Should the U.S. Substantially Reduce CO2 Emissions? – Reducing current U.S. CO2 emissions by 62% will increase average Household’s expenses by at least 5%/yr.  This will substantially reduce Middleclass Household discretionary income for purchasing other goods and services beyond basic family necessities.  Further CO2 reductions are feasible, but will require very significant changes to the U.S. economy and likely most Resident’s current standard of living.

How much reducing U.S. CO2 emissions by 62% can tangibly help reduce climate change is very uncertain.  The largest obvious risk is the expected growth in China’s economy that will more than offset all economically feasible reductions in U.S. CO2 emissions.  Possible negative impacts on the overall U.S. economy by redirecting $Trillions of investment into more costly zero carbon energy supply projects is an additional concern.  Another possible risk is the ongoing debate and level of uncertainty as to the actual impacts of CO2 on climate change and whether substantially reducing anthropological sources will tangibly benefit the U.S. or the world.

How to Manage Carbon Reductions and Impacts – Substantially reducing U.S. fossil fuels consumption could be achieved by a number of regulatory strategies.  Politically popular cap-n-trade and carbon credits are problematic.  Besides effectively increasing costs further for average Households (above the levels estimated in this analysis), actual reductions in CO2 emissions by use of carbon credits are significantly uncertain.  A more effective strategy could be through maximum free market engagement (not cap-n-trade).  A more promising strategy would involve the Federal Government creating a combination of reasonably aggressive ‘zero carbon power standards’ and ‘increased efficiency standards’.  Rather than having the Government pick winners/losers, the free markets would decide which new energy mix/efficiency technologies should be developed to meet zero carbon power/efficiency standards.  The Government’s role should be limited to supporting energy R&D and helping facilitate the new power plants and transmission & distribution lines construction permitting processes.  Limited duration zero carbon power production subsidies should also be considered, but these must be managed within current-future Federal deficit spending.

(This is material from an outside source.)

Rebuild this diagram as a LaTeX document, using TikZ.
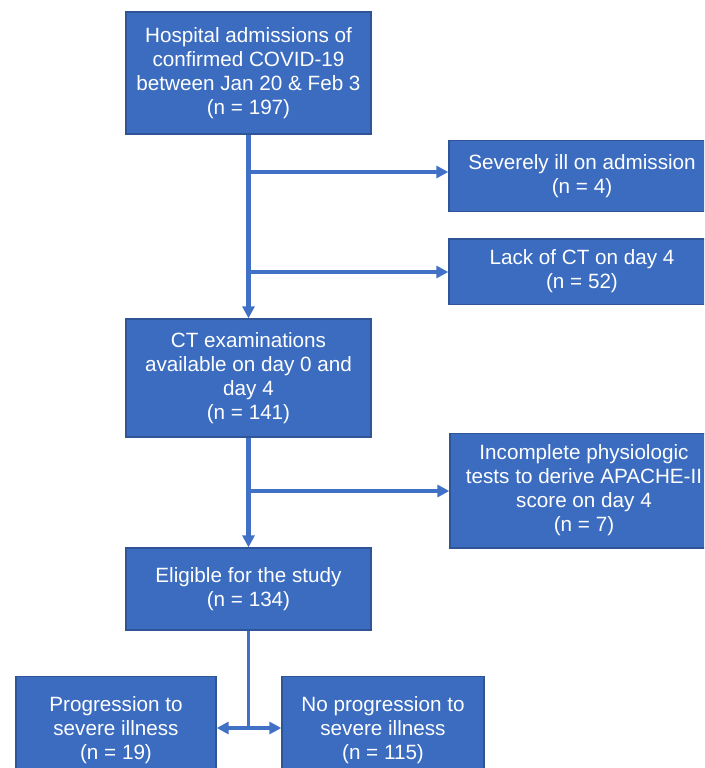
\documentclass[tikz,border=0pt]{standalone}
\usepackage{fontspec}
\setmainfont{Liberation Sans}
\usepackage{xcolor}
\usetikzlibrary{arrows.meta,positioning}
\definecolor{boxblue}{HTML}{3B6CC0}
\definecolor{edgeblue}{HTML}{2F5597}
\definecolor{lineblue}{HTML}{4171C6}
\tikzset{
  box/.style={rectangle,draw=edgeblue,line width=1pt,fill=boxblue,text=white,
    align=center,inner sep=0pt,font=\fontsize{15.5}{18}\selectfont},
  arrow/.style={-{Triangle[length=9pt,width=9pt]},line width=3.2pt,draw=lineblue},
  stem/.style={line width=1.6pt,draw=lineblue}
}

\begin{document}
\begin{tikzpicture}[x=0.75pt,y=-0.75pt]
\useasboundingbox (0,0) rectangle (704,768);
\clip (0,0) rectangle (704,768);
\node[box,minimum width=183.75pt,minimum height=91.5pt] (adm) at (248.5,73)
  {Hospital admissions of\\confirmed COVID-19\\between Jan 20 \& Feb 3\\(n = 197)};
\node[box,minimum width=199.5pt,minimum height=53pt] (sev) at (582,176)
  {Severely ill on admission\\(n = 4)};
\node[box,minimum width=199.5pt,minimum height=49pt] (lack) at (582,271.5)
  {Lack of CT on day 4\\(n = 52)};
\node[box,minimum width=183.75pt,minimum height=88.5pt] (ct) at (248.5,378)
  {CT examinations\\available on day 0 and\\day 4\\(n = 141)};
\node[box,minimum width=201pt,minimum height=86pt] (inc) at (584,490.5)
  {Incomplete physiologic\\tests to derive APACHE-II\\score on day 4\\(n = 7)};
\node[box,minimum width=183.75pt,minimum height=61.5pt] (elig) at (248.5,589)
  {Eligible for the study\\(n = 134)};
\node[box,minimum width=150pt,minimum height=80pt] (prog) at (116,730)
  {Progression to\\severe illness\\(n = 19)};
\node[box,minimum width=151.5pt,minimum height=80pt] (noprog) at (383,730)
  {No progression to\\severe illness\\(n = 115)};
% junctions on the trunk
\coordinate (j1) at (248.5,172);
\coordinate (j2) at (248.5,272);
\coordinate (j3) at (248.5,491);
\coordinate (split) at (248.5,728);
\draw[arrow] (adm) -- (ct); \draw[arrow] (ct) -- (elig);
\draw[arrow] (j1) -- (j1 -| sev.west);
\draw[arrow] (j2) -- (j2 -| lack.west);
\draw[arrow] (j3) -- (j3 -| inc.west);
\draw[stem] (elig) -- (split);
\draw[arrow] (split) -- (split -| prog.east);
\draw[arrow] (split) -- (split -| noprog.west);
\end{tikzpicture}
\end{document}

Another factor that should be included in the new CO2 emission reduction regulatory strategy is the need to reduce petroleum fossil fuels first to offset the added costs of zero carbon power and other technologies.  If only coal is first replaced with nuclear/wind power, no reduction in overall energy cost would result.  This effectively doubles the costs of overall energy expenses for average Middleclass Households; consuming up to at least 10% of future average annual incomes.  Another benefit of requiring initial CO2 reductions come first from reduced petroleum consumption is U.S. energy security.  This analysis shows that reducing petroleum fossil fuels substantially increases U.S. energy security by eliminating all oil imports. 

Putting priority on replacing petroleum with nuclear/wind power also effectively ‘hedges’ the risks-benefits of reducing U.S. CO2 emissions.  The performance risks of climate change improvements could effectively be hedged or reduced by initially requiring that all CO2 reductions result from reducing petroleum consumption-imports.  Even if China increases their CO2 emissions greater than feasible U.S. reductions, the potential lack of climate change improvement would be effectively offset by the value of increased U.S. energy security.

In Conclusion – The U.S. could reasonably achieve a 62% CO2 emission reduction, but the costs of replacing fossil fuels will be quite substantial and the impacts on the economy uncertain.  To reasonably reduce future CO2 emissions a new regulatory strategy is needed to properly manage costs, risks and overall performance.  If future climate change performance proves reducing CO2 emissions are ineffective, than the plan should be changed to more cost effective alternatives such as investing in ‘adaptation’ projects to best manage uncontrollable global warming impacts.